» **Work to be completed**: Every line from the top of the records through the line containing "plt.rcParams['font.family'] = ['Liberation" should be retyped exactly; the pictures should not.

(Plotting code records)
§
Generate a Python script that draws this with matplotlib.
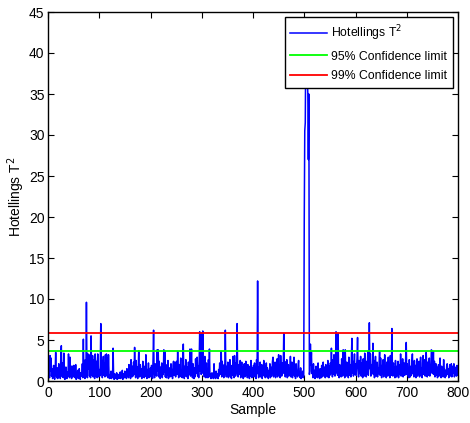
"""
Gráfico T^2 de Hotelling por muestra con límites de confianza 95% / 99%.
Valores leídos a ojo de la figura original.
"""
import numpy as np
import matplotlib
matplotlib.use("Agg")
import matplotlib.pyplot as plt

plt.rcParams['font.family'] = ['Liberation Sans', 'DejaVu Sans']

# T^2 por bloques de 100 muestras
t2_000 = [0.8, 2.3, 0.4, 3.1, 1.2, 2.8, 0.6, 1.5, 0.3, 0.9,
          1.9, 0.5, 0.2, 1.1, 3.5, 0.7, 0.4, 1.6, 0.3, 0.8,
          2.1, 0.6, 1.4, 0.3, 3.0, 4.3, 1.0, 0.5, 2.2, 0.4,
          3.4, 1.3, 0.2, 0.9, 1.7, 0.5, 0.3, 1.1, 0.6, 3.3,
          0.8, 0.4, 2.9, 0.6, 1.8, 0.3, 1.8, 1.2, 0.5, 1.9,
          0.7, 1.8, 0.4, 2.0, 0.2, 0.9, 0.5, 1.3, 0.3, 0.6,
          1.5, 0.4, 0.2, 1.0, 0.6, 0.8, 2.1, 0.4, 5.1, 0.6,
          1.2, 0.3, 2.6, 0.5, 9.6, 0.9, 0.4, 3.3, 1.5, 3.2,
          0.6, 2.0, 0.4, 5.5, 1.3, 0.7, 3.1, 0.5, 2.6, 1.0,
          0.3, 3.3, 1.8, 0.6, 2.4, 0.4, 3.3, 0.8, 0.5, 1.4]
t2_100 = [0.6, 1.9, 7.0, 0.8, 2.5, 0.4, 1.6, 3.0, 0.7, 2.2,
          0.5, 3.2, 1.1, 3.3, 0.6, 2.8, 0.4, 3.2, 1.0, 0.3,
          0.7, 0.4, 1.2, 0.3, 0.8, 0.5, 4.0, 0.6, 0.2, 0.9,
          0.4, 0.6, 0.3, 1.0, 0.2, 0.5, 0.8, 0.3, 0.6, 0.4,
          1.1, 0.3, 0.7, 0.5, 1.3, 0.2, 0.6, 0.9, 0.4, 1.2,
          0.5, 0.8, 0.3, 1.5, 0.6, 1.0, 0.4, 2.0, 0.7, 1.4,
          0.3, 2.6, 1.1, 0.5, 1.8, 0.6, 2.3, 0.8, 4.1, 1.2,
          0.4, 2.5, 0.6, 1.7, 0.3, 1.3, 3.7, 0.9, 0.5, 2.0,
          0.7, 1.5, 0.3, 0.9, 2.4, 0.5, 1.1, 0.4, 1.8, 0.6,
          3.2, 0.8, 0.3, 1.4, 0.5, 2.2, 0.4, 0.9, 0.6, 1.6]
t2_200 = [0.5, 1.9, 0.8, 0.3, 2.7, 6.2, 1.0, 0.4, 2.1, 0.7,
          1.5, 0.6, 3.8, 1.2, 3.8, 0.5, 2.4, 0.9, 0.3, 1.7,
          0.6, 2.2, 0.4, 1.3, 0.8, 3.8, 1.1, 3.6, 0.5, 2.0,
          0.4, 1.2, 0.7, 2.5, 0.3, 0.9, 1.6, 0.5, 0.8, 2.1,
          0.6, 1.4, 0.3, 1.9, 2.4, 0.7, 1.1, 2.3, 0.5, 1.6,
          2.4, 0.8, 3.6, 1.2, 0.4, 2.0, 0.6, 1.5, 2.8, 0.5,
          1.0, 0.4, 2.2, 4.5, 0.9, 0.3, 1.8, 0.6, 2.6, 1.1,
          0.5, 1.7, 0.3, 2.3, 0.8, 1.2, 3.9, 0.6, 1.5, 3.9,
          0.7, 0.4, 2.1, 1.0, 0.3, 1.6, 0.5, 2.7, 0.9, 1.3,
          2.9, 0.6, 1.8, 0.4, 2.5, 6.0, 1.2, 5.9, 0.8, 1.4]
t2_300 = [2.3, 6.1, 0.9, 2.8, 0.5, 3.0, 1.1, 0.4, 2.2, 0.7,
          1.5, 0.4, 2.6, 0.8, 3.9, 0.5, 0.9, 0.3, 0.6, 1.0,
          0.4, 0.7, 0.3, 2.1, 0.5, 0.8, 0.3, 1.2, 0.6, 0.4,
          0.9, 0.3, 1.4, 0.6, 2.2, 0.8, 1.7, 3.6, 0.5, 2.4,
          0.7, 1.3, 0.4, 2.0, 0.9, 6.2, 1.1, 0.5, 1.8, 0.6,
          2.3, 0.4, 1.5, 0.8, 2.6, 0.5, 1.2, 0.3, 1.9, 0.7,
          3.0, 1.0, 0.4, 3.1, 1.6, 0.6, 2.2, 0.9, 7.0, 1.3,
          0.5, 2.0, 0.8, 1.4, 2.5, 0.4, 1.1, 2.3, 0.6, 1.7,
          0.3, 1.2, 2.1, 0.5, 0.9, 2.4, 0.7, 1.5, 0.4, 2.0,
          0.8, 1.3, 0.3, 1.8, 0.6, 2.5, 1.0, 0.4, 1.6, 0.7]
t2_400 = [1.9, 0.5, 2.2, 0.8, 1.4, 0.3, 2.6, 0.9, 12.2, 1.1,
          0.4, 1.7, 0.6, 2.3, 0.5, 1.2, 2.0, 0.3, 1.5, 0.8,
          2.5, 0.6, 1.8, 0.4, 1.1, 2.2, 0.5, 1.6, 0.9, 0.3,
          1.3, 0.7, 2.1, 0.4, 1.7, 0.6, 1.0, 2.4, 2.9, 0.5,
          1.2, 0.8, 2.3, 0.4, 1.6, 0.9, 2.7, 0.5, 1.4, 3.2,
          0.7, 1.9, 0.4, 3.1, 1.2, 0.6, 2.2, 0.9, 1.5, 5.8,
          1.0, 2.4, 0.5, 1.8, 0.7, 2.6, 0.4, 1.3, 2.0, 0.6,
          1.5, 0.8, 3.0, 0.5, 1.1, 2.3, 0.4, 1.7, 0.9, 2.9,
          0.6, 1.4, 0.3, 2.1, 0.8, 1.2, 0.5, 1.9, 2.5, 0.7,
          1.0, 0.4, 1.6, 0.3, 0.8, 0.5, 1.2, 0.4, 0.6, 19.5]
t2_500 = [30.5, 31.5, 41.0, 38.0, 36.0, 37.0, 35.0, 27.0, 35.0, 0.8,
          1.2, 4.5, 2.0, 3.5, 0.9, 1.6, 0.4, 2.1, 0.7, 1.3,
          0.3, 0.9, 1.8, 0.5, 1.2, 0.4, 2.2, 0.6, 1.0, 0.3,
          1.5, 0.7, 0.4, 1.9, 0.5, 1.1, 2.3, 0.6, 0.9, 1.7,
          0.4, 2.0, 0.8, 1.3, 0.5, 2.5, 1.0, 0.4, 1.8, 0.7,
          2.2, 0.9, 4.0, 1.3, 0.5, 2.6, 0.8, 3.2, 1.1, 0.6,
          2.4, 6.0, 1.0, 2.8, 0.7, 5.8, 1.5, 0.4, 2.0, 0.9,
          1.6, 0.5, 2.7, 1.2, 0.6, 3.8, 0.9, 2.2, 0.4, 3.8,
          1.1, 0.6, 2.3, 0.8, 1.7, 0.4, 2.9, 1.3, 0.7, 2.0,
          0.5, 3.0, 5.2, 1.0, 2.4, 0.6, 1.9, 3.3, 0.8, 2.1]
t2_600 = [0.7, 1.6, 2.8, 5.3, 1.2, 0.5, 2.5, 0.9, 1.4, 3.0,
          0.6, 2.2, 1.0, 0.4, 2.7, 1.3, 0.6, 3.4, 0.8, 1.9,
          0.5, 2.4, 1.1, 3.6, 0.7, 1.8, 7.1, 1.5, 3.3, 0.6,
          2.0, 0.9, 1.4, 4.6, 0.8, 2.5, 0.4, 1.7, 3.0, 0.6,
          1.2, 2.3, 0.5, 1.6, 0.9, 2.1, 3.6, 0.7, 2.8, 1.1,
          0.4, 1.9, 0.8, 2.6, 0.5, 1.3, 3.2, 0.9, 1.7, 0.4,
          2.3, 1.0, 0.6, 2.9, 0.8, 1.5, 0.4, 3.1, 1.2, 0.7,
          6.4, 1.4, 0.6, 2.2, 0.9, 1.7, 0.4, 2.5, 1.1, 0.5,
          1.8, 0.7, 2.4, 0.4, 1.3, 2.0, 0.8, 3.3, 0.6, 1.5,
          0.9, 2.7, 0.5, 1.6, 2.2, 0.7, 1.2, 3.0, 4.7, 0.8]
t2_700 = [2.1, 0.6, 1.5, 0.4, 2.6, 1.0, 0.5, 1.8, 0.7, 2.3,
          3.3, 0.9, 1.4, 0.5, 2.5, 0.8, 1.9, 0.4, 1.2, 2.7,
          0.6, 1.7, 0.9, 2.4, 0.5, 1.3, 2.9, 0.7, 1.6, 0.4,
          2.2, 3.1, 0.8, 1.5, 2.6, 0.6, 1.9, 3.5, 1.0, 0.5,
          2.3, 0.7, 1.4, 2.8, 0.6, 1.8, 1.1, 3.8, 3.7, 0.9,
          1.6, 3.6, 0.8, 2.4, 0.5, 1.3, 2.1, 0.7, 1.7, 0.4,
          1.2, 2.0, 0.6, 1.5, 2.8, 0.9, 0.4, 1.8, 0.7, 1.3,
          0.5, 2.6, 0.9, 1.4, 0.4, 1.1, 0.6, 1.9, 2.1, 0.8,
          1.5, 0.4, 1.0, 2.0, 0.6, 1.3, 2.1, 0.5, 1.8, 0.9,
          1.4, 2.1, 0.5, 1.2, 0.8, 1.7, 0.6, 1.9, 1.3, 0.7]

lim_95 = 3.67
lim_99 = 5.9

t2 = np.array(t2_000 + t2_100 + t2_200 + t2_300 + t2_400 + t2_500 + t2_600 + t2_700)
sample = np.arange(1, len(t2) + 1)

fig = plt.figure(figsize=(4.7, 4.23), dpi=100)
ax = fig.add_axes([48 / 470, 42 / 423, 410 / 470, 369 / 423])

ax.plot(sample, t2, color="#0000ff", lw=1.1, label="Hotellings T$^2$")
ax.axhline(lim_95, color="#00ff00", lw=1.3, label="95% Confidence limit")
ax.axhline(lim_99, color="#ff0000", lw=1.3, label="99% Confidence limit")

ax.set_xlim(0, 800); ax.set_ylim(0, 45)
ax.set_xticks(np.arange(0, 801, 100)); ax.set_yticks(np.arange(0, 46, 5))
ax.tick_params(direction="in", top=True, right=True, length=4, labelsize=10)
ax.tick_params(axis="y", pad=2.5)
for sp in ax.spines.values():
    sp.set_linewidth(1.0)
ax.set_xlabel("Sample", fontsize=10, labelpad=2)
ax.set_ylabel("Hotellings T$^2$", fontsize=10)
ax.yaxis.set_label_coords(-20.5 / 410, 0.5)

leg = ax.legend(loc="upper right", fontsize=8.8, frameon=True, fancybox=False,
                edgecolor="black", framealpha=1, borderaxespad=0.45,
                handlelength=3.0, handletextpad=0.35, borderpad=0.45,
                labelspacing=0.65)
leg.get_frame().set_linewidth(1.0)

fig.savefig("out.png", dpi=100, facecolor="white")
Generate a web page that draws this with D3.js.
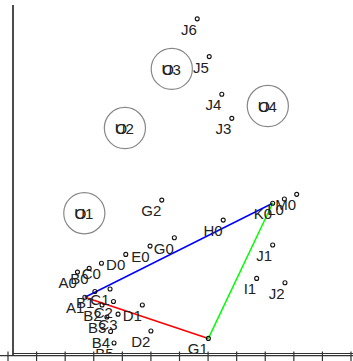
<!DOCTYPE html>
<html><head><meta charset="utf-8">
<script src="https://cdn.jsdelivr.net/npm/d3@7"></script>
<style>html,body{margin:0;padding:0;background:#fff;}svg{display:block;}</style>
</head><body>
<script>
// Point labels and coordinates (data units)
const labels = ["J6","J5","J4","J3","G2","G0","E0","D0","C0","B0","A0","H0","K0","L0","M0","J1","I1","J2","A1","B1","C1","B2","C2","B3","C3","B4","B5","D1","D2","G1"];
const xs =     [6.62,7.04,7.48,7.83,5.38,5.82,4.97,4.12,3.27,2.84,2.43,7.53,9.26,9.67,10.10,9.26,8.70,9.69,2.69,3.04,3.57,3.29,3.69,3.46,3.85,3.59,3.71,4.70,5.00,7.01];
const ys =     [11.76,10.44,9.12,8.28,5.42,4.10,3.81,3.52,3.21,3.03,2.90,4.72,5.31,5.46,5.62,3.85,2.68,2.53,2.02,2.22,2.31,1.75,1.87,1.33,1.43,0.82,0.42,1.75,0.84,0.58];
// Ringed cluster centres (two overlapping labels each)
const ringLabels = ["U1","U2","U3","U4"];
const ringAlt    = ["O1","O2","O3","O4"];
const ringX = [2.67,4.09,5.73,9.09];
const ringY = [4.96,7.94,10.01,8.71];
const ringR = 0.72;
// Triangle edges
const edges = [["A1","K0","#0000ff"],["A1","G1","#ff0000"],["G1","K0","#00ff00"]];
const xTicks = [0,1,2,3,4,5,6,7,8,9,10,11,12];

const W = 353, H = 361;
const x = d3.scaleLinear().domain([0,12]).range([8, 351]);
const y = d3.scaleLinear().domain([0,12]).range([355, 12]);
const unit = x(1) - x(0);

const svg = d3.select("body").append("svg").attr("width", W).attr("height", H);
svg.append("defs").append("clipPath").attr("id","plot")
  .append("rect").attr("x",13).attr("y",0).attr("width",W-13).attr("height",353);

const g = svg.append("g").attr("clip-path","url(#plot)");
const font = "'Liberation Sans', Arial, sans-serif";

// rings
ringLabels.forEach((l,i)=>{
  const cx = x(ringX[i]), cy = y(ringY[i]);
  g.append("circle").attr("cx",cx).attr("cy",cy).attr("r",ringR*unit)
    .attr("fill","none").attr("stroke","#888").attr("stroke-width",1.2);
  g.append("text").attr("x",cx+9).attr("y",cy+6)
    .attr("text-anchor","end").attr("font-family",font).attr("font-size",15)
    .attr("fill","#222").text(l);
  g.append("text").attr("x",cx+9).attr("y",cy+6)
    .attr("text-anchor","end").attr("font-family",font).attr("font-size",15)
    .attr("fill","#222").attr("dx",0).text(ringAlt[i].slice(0,1))
    .attr("x", cx+9 - (l.slice(1)==="1" ? 8.3 : 8.3) + 1.5);
});

// edges
const idx = l => labels.indexOf(l);
edges.forEach(([a,b,c])=>{
  g.append("line").attr("x1",x(xs[idx(a)])).attr("y1",y(ys[idx(a)]))
    .attr("x2",x(xs[idx(b)])).attr("y2",y(ys[idx(b)]))
    .attr("stroke",c).attr("stroke-width",1.5);
});

// points
labels.forEach((l,i)=>{
  g.append("circle").attr("cx",x(xs[i])).attr("cy",y(ys[i])).attr("r",2)
    .attr("fill","none").attr("stroke","#111").attr("stroke-width",1.1);
  g.append("text").attr("x",x(xs[i])-0.5).attr("y",y(ys[i])+16)
    .attr("text-anchor","end").attr("font-family",font).attr("font-size",15)
    .attr("fill","#222").text(l);
});

// axes
svg.append("line").attr("x1",13).attr("x2",13).attr("y1",5).attr("y2",356)
  .attr("stroke","#111").attr("stroke-width",1.5);
svg.append("line").attr("x1",13).attr("x2",W).attr("y1",353.5).attr("y2",353.5)
  .attr("stroke","#333").attr("stroke-width",1.2);
svg.append("line").attr("x1",0).attr("x2",W).attr("y1",355.7).attr("y2",355.7)
  .attr("stroke","#333").attr("stroke-width",1.2);
svg.selectAll("line.tick").data(xTicks).enter().append("line").attr("class","tick")
  .attr("x1",d=>x(d)).attr("x2",d=>x(d)).attr("y1",351.5).attr("y2",H)
  .attr("stroke","#333").attr("stroke-width",1.2);
</script>
</body></html>
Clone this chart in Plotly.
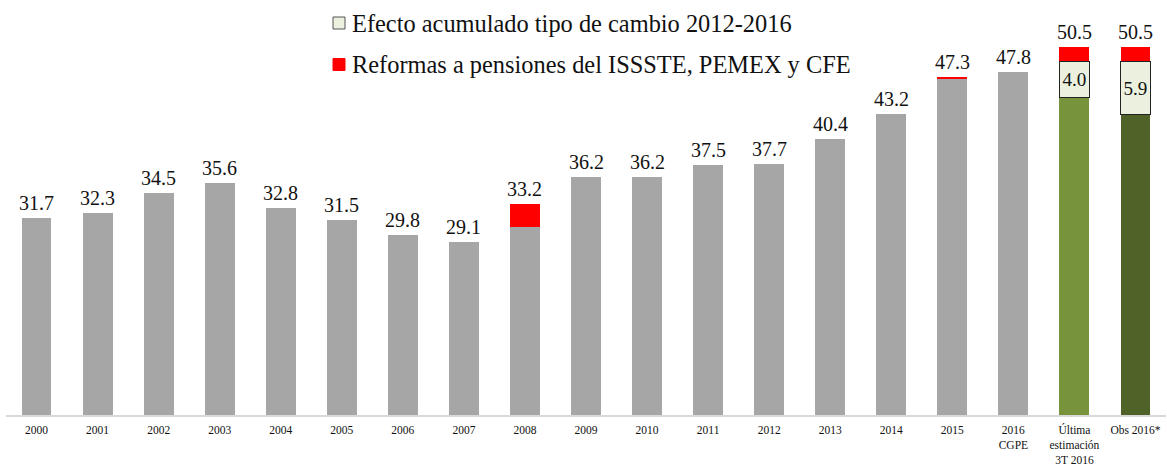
import plotly.graph_objects as go

categories = ["2000", "2001", "2002", "2003", "2004", "2005", "2006", "2007", "2008",
              "2009", "2010", "2011", "2012", "2013", "2014", "2015",
              "2016<br>CGPE", "Última<br>estimación<br>3T 2016", "Obs 2016*"]
totals = [31.7, 32.3, 34.5, 35.6, 32.8, 31.5, 29.8, 29.1, 33.2,
          36.2, 36.2, 37.5, 37.7, 40.4, 43.2, 47.3, 47.8, 50.5, 50.5]
base_vals = [31.7, 32.3, 34.5, 35.6, 32.8, 31.5, 29.8, 29.1, 30.7,
             36.2, 36.2, 37.5, 37.7, 40.4, 43.2, 47.0, 47.8, 45.0, 43.1]
efecto_vals = [None] * 17 + [4.0, 5.9]
reformas_vals = [None] * 8 + [2.5] + [None] * 6 + [0.3, None, 1.5, 1.5]

legend_labels = ["Efecto acumulado tipo de cambio 2012-2016",
                 "Reformas a pensiones del ISSSTE, PEMEX y CFE"]

GRAY = "#a6a6a6"
base_colors = [GRAY] * 17 + ["#77933c", "#4f6228"]
EFECTO_FILL = "#ebf1de"
RED = "#ff0000"
SERIF = "Liberation Serif, Times New Roman, serif"

fig = go.Figure()
fig.add_trace(go.Bar(x=categories, y=base_vals, marker=dict(color=base_colors, line=dict(width=0)),
                     showlegend=False, hoverinfo="y"))
fig.add_trace(go.Bar(x=categories, y=efecto_vals, name=legend_labels[0],
                     marker=dict(color=EFECTO_FILL, line=dict(color="#222222", width=1)),
                     text=[None if v is None else f"{v:.1f}" for v in efecto_vals],
                     textposition="inside", insidetextanchor="middle", textangle=0,
                     textfont=dict(family=SERIF, size=20, color="#111111"),
                     showlegend=False))
fig.add_trace(go.Bar(x=categories, y=reformas_vals, name=legend_labels[1],
                     marker=dict(color=RED, line=dict(width=0)), showlegend=False))

# total value labels (category index positions)
for i, t in enumerate(totals):
    fig.add_annotation(x=i, y=t, text=f"{t:.1f}", showarrow=False, yanchor="bottom",
                       yshift=2, font=dict(family=SERIF, size=20, color="#111111"))

# legend drawn with shapes + text
leg_rows = [(23, EFECTO_FILL, "#555555"), (64.5, RED, RED)]
for (yc, fill, line), label in zip(leg_rows, legend_labels):
    fig.add_shape(type="rect", xref="paper", yref="paper",
                  x0=(333 - 6) / 1160, x1=(345 - 6) / 1160,
                  y0=(415 - (yc + 6)) / 405, y1=(415 - (yc - 6)) / 405,
                  fillcolor=fill, line=dict(color=line, width=1))
    fig.add_annotation(xref="paper", yref="paper", x=(350 - 6) / 1160,
                       y=(415 - yc) / 405, text=label, showarrow=False,
                       xanchor="left", yanchor="middle",
                       font=dict(family=SERIF, size=24.4, color="#111111"))

fig.update_layout(
    barmode="stack", bargap=0.51,
    width=1167, height=468,
    margin=dict(l=6, r=1, t=10, b=53),
    plot_bgcolor="white", paper_bgcolor="white",
    xaxis=dict(type="category", range=[-0.5, 18.5], showgrid=False, showline=True,
               linecolor="#d9d9d9", linewidth=2, automargin=False,
               ticks="", tickfont=dict(family=SERIF, size=11.5, color="#111111"),
               ticklabelstandoff=3),
    yaxis=dict(range=[10, 54.63], visible=False, showgrid=False, automargin=False),
)
fig.write_html("out.html", config={"displayModeBar": False},
               post_script="document.body.style.margin='0';document.body.style.overflow='hidden';")
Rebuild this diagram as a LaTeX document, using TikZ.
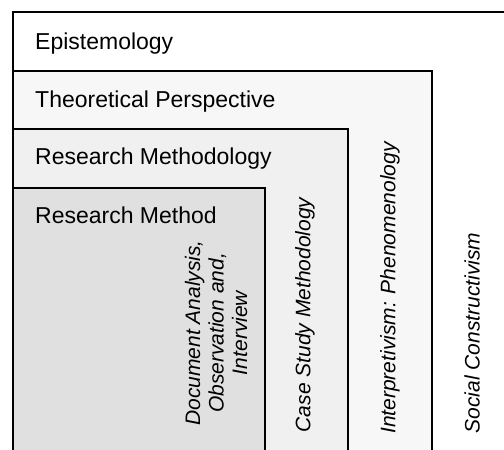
§
» **Answer to this exercise**:
Generate a Python script that draws this with matplotlib.
"""
Gráfico T^2 de Hotelling por muestra con límites de confianza 95% / 99%.
Valores leídos a ojo de la figura original.
"""
import numpy as np
import matplotlib
matplotlib.use("Agg")
import matplotlib.pyplot as plt

plt.rcParams['font.family'] = ['Liberation Sans', 'DejaVu Sans']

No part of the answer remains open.